In short, the problem is that requests from the user’s browser to faustball.com will be blocked for security reasons.

Gatsby build is not allowed to send a request to faustball.com

Gatsby build is not allowed to send a request to faustball.com

To solve this problem, I wrote an AWS Lambda function in Go that is sending the request to faustball.com. As an advantage here, I can preprocess the data. The way faustball.com provides data is not ideal I think. But at least the table data is provided as JSON, so that’s an acceptable start.

The Lambda function is written in Go and kind of proxies requests to faustball.com. I added an additional query for league table data in the AWS AppSync GraphQL schema. This query is calling the AWS Lambda function as its resolver.

Using @apollo/client I was now able to query league table data.

Gatsby sends requests to AWS AppSync, gets forwarded to Lambda, new request to faustball.com

Gatsby sends requests to AWS AppSync, gets forwarded to Lambda, new request to faustball.com

Summary

Some month have already passed between finishing the new page and writing this article. Recapping what I did back then, I’m still pretty happy. Sure, there are many spots to improve, but most of those techniques were new to me and I wanted to get to know them. And I did. And I like what I did.

Especially when looking at the initial reasons to change the tech stack.

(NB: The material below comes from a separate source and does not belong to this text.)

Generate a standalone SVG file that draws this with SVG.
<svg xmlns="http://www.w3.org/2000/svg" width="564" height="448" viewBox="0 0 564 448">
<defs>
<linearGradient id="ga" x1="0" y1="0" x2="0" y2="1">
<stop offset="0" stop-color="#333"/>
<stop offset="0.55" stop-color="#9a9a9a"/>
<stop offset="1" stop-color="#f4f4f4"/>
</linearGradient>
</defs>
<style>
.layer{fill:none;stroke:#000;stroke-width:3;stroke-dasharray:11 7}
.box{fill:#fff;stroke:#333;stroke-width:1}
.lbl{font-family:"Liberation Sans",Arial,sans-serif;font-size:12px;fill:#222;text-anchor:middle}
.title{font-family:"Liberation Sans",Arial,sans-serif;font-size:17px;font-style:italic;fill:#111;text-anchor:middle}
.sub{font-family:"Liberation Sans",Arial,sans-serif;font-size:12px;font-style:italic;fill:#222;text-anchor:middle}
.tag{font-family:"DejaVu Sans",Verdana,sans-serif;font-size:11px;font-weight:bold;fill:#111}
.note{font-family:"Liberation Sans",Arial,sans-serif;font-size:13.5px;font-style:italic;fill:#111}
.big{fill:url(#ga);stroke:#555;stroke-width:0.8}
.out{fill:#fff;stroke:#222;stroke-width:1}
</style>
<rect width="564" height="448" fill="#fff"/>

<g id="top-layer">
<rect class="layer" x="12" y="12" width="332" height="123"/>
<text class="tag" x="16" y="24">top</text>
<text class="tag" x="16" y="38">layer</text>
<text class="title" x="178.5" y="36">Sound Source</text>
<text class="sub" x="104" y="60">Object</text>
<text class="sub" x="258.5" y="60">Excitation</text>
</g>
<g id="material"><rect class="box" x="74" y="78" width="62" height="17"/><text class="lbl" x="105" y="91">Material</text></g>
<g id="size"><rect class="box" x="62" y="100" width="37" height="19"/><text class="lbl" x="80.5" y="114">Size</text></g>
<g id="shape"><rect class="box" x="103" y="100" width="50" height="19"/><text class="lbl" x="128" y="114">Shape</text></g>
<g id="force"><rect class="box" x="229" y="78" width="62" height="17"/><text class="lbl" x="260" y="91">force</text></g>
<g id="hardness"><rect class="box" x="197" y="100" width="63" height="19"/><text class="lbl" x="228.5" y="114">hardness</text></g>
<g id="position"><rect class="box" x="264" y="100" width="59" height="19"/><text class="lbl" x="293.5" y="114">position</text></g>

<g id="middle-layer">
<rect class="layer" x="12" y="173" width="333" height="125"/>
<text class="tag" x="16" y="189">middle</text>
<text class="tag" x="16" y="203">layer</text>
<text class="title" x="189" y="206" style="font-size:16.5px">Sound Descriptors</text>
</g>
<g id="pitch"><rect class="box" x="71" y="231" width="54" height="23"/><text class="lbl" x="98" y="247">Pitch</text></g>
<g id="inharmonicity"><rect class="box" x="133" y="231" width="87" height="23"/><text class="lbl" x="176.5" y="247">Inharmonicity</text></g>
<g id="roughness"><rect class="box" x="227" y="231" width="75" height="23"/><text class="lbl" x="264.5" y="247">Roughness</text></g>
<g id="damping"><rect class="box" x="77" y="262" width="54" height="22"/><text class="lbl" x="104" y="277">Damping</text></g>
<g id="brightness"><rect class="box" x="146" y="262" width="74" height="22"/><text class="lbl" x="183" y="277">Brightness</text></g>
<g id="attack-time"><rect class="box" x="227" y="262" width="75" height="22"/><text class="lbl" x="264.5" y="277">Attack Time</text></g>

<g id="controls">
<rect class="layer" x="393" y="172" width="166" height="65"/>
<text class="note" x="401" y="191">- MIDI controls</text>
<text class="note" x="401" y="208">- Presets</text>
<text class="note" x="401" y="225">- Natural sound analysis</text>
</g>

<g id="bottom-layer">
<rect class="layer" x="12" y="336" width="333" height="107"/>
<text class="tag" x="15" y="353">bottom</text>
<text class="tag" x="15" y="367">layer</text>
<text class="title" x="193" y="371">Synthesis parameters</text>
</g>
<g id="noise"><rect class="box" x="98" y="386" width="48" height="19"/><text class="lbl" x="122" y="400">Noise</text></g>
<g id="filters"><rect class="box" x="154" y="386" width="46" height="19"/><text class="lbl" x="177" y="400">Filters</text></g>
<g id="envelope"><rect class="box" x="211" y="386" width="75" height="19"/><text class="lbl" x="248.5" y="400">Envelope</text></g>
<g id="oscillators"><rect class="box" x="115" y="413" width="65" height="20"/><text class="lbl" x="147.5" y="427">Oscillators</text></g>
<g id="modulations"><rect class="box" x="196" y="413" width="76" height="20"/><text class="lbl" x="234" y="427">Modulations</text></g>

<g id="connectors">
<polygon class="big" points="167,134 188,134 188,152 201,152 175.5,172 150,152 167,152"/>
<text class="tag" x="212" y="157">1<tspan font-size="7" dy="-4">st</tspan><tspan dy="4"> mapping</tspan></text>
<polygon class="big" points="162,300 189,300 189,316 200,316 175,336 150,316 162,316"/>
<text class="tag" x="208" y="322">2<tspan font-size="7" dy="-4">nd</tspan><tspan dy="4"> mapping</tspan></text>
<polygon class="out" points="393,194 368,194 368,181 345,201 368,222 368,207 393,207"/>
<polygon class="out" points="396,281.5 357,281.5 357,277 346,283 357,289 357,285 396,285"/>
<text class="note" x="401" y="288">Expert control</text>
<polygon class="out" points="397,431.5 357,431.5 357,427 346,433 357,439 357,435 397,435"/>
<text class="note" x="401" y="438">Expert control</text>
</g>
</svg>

Instead of having a possibly outdated Drupal instance running on my server, I’m now shipping a bunch of static files. Updating NodeJS dependencies is always necessary and does not differ that much from composer. Except that I don’t have to spin up a Docker container locally to update the dependency files in my setup.

With Drupal I had the possibility to do so much that I never would have done. Forums, User Management, detailed permission management, creating and customizing content types, … I like those features, but I don’t need them. Now I have something more suited to my needs.